The agriculture sector accounted for over half of work-related vehicle deaths from 2010 to 2019, new data from the Health and Safety Authority (HSA) reveals.

Today (Monday, April 12), the HSA has published its Work Related Vehicle Deaths 2010-2019 report, which indicates that there were 490 work-related deaths in Ireland over the ten-year period and of these, 44% (217) involved vehicles.

In 2020 alone, 30 people died in vehicle-related incidents at work.

Of the 217 work-related deaths including vehicles, 82% occurred in four economic sectors, with the agriculture sector alone accounting for over half (110).

This report includes deaths that occurred as a result of vehicles being driven, people working on or around moving vehicles, and also includes those that occurred as a result of machinery powered by vehicles, vehicle attachments, towed equipment and trailers, vehicle loading and unloading operations and maintenance and repair of vehicle attachments.

Agriculture sector

The vehicles involved in the greatest number of work-related deaths were tractors (64), followed by trucks (35), loaders/telehandlers (20), quad bikes (13) and forklifts (13).

The single most common working process of victims at the time of the incident was maintenance of vehicles (30). Other important working processes were storing, including loading and unloading (28), agricultural work with live animals (20) and agricultural work, working the land (18).

Altogether, 60 work-related deaths involving vehicles were associated with various agricultural working processes (33% of all worker deaths). 25 worker victims were engaged in farm-related construction activities at the time of the incident.

The deaths recorded in agriculture “disproportionately affected older people”. Among workers, 65% of victims were aged 55 years or more. The average age was 58, compared with 46 in other sectors.

There were 15 deaths of non-workers in the agriculture sector, of which 80% were under the age of 18. The HSA said that this “indicates the risks vehicles at work pose to children and young people on farms”.

Deaths in agriculture mainly involved smaller enterprises, with 76% involving self-employed people with no employee and 21% involving enterprises with one to nine employees.

24 counties reported work-related deaths involving vehicles. In 18 (75%) of these counties, at least half of the deaths occurred in agriculture.

63% of deaths between May and September

A higher number of deaths occurred on Saturdays and Sundays in agriculture (26) compared with other economic sectors (16).

Overall, most deaths were clustered around conventional working hours, from 8:00am to 5:00pm. There were fewer deaths in agriculture in the early part of the day, compared with other sectors.

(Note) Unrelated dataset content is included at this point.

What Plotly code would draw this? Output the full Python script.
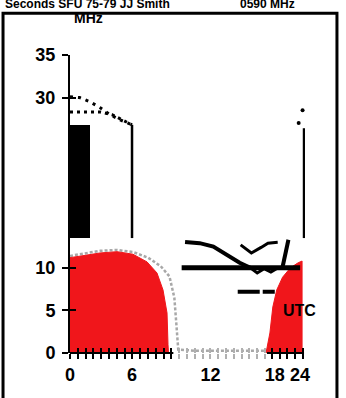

Deaths in agriculture peaked around 2:00pm, and 27% of all deaths in agriculture occurred from 5:00pm or later, compared with just 7% in other sectors.

“Agricultural activity may continue later into the evening than other economic sectors. This is particularly the case during the busy farming period of summer and early autumn,” the report noted.

Of the deaths involving vehicles in agriculture that occurred from 5:00pm, 63% happened during the summer-autumn period of May to September.

The single most common location of a death was a ‘breeding area’, typically farm fields and sheds. There were 49 such deaths.

Agricultural deaths also occurred in other unspecified farming areas (25), ground crop areas (13), storage/loading areas (four), maintenance workshops (three) and areas permanently open to the public, which were mainly public roads (9).

HSA launches a safety inspection campaign

The HSA is beginning a two-week transport operations and vehicles at work inspection and awareness campaign from today.

The inspection campaign will focus on the management of vehicle risks in the workplace such as driving for work, vehicle operations and load securing.

Inspectors will be concentrating on warehousing and storage operations within transport and logistics companies, distribution and warehousing centres and manufacturing premises with a warehousing components.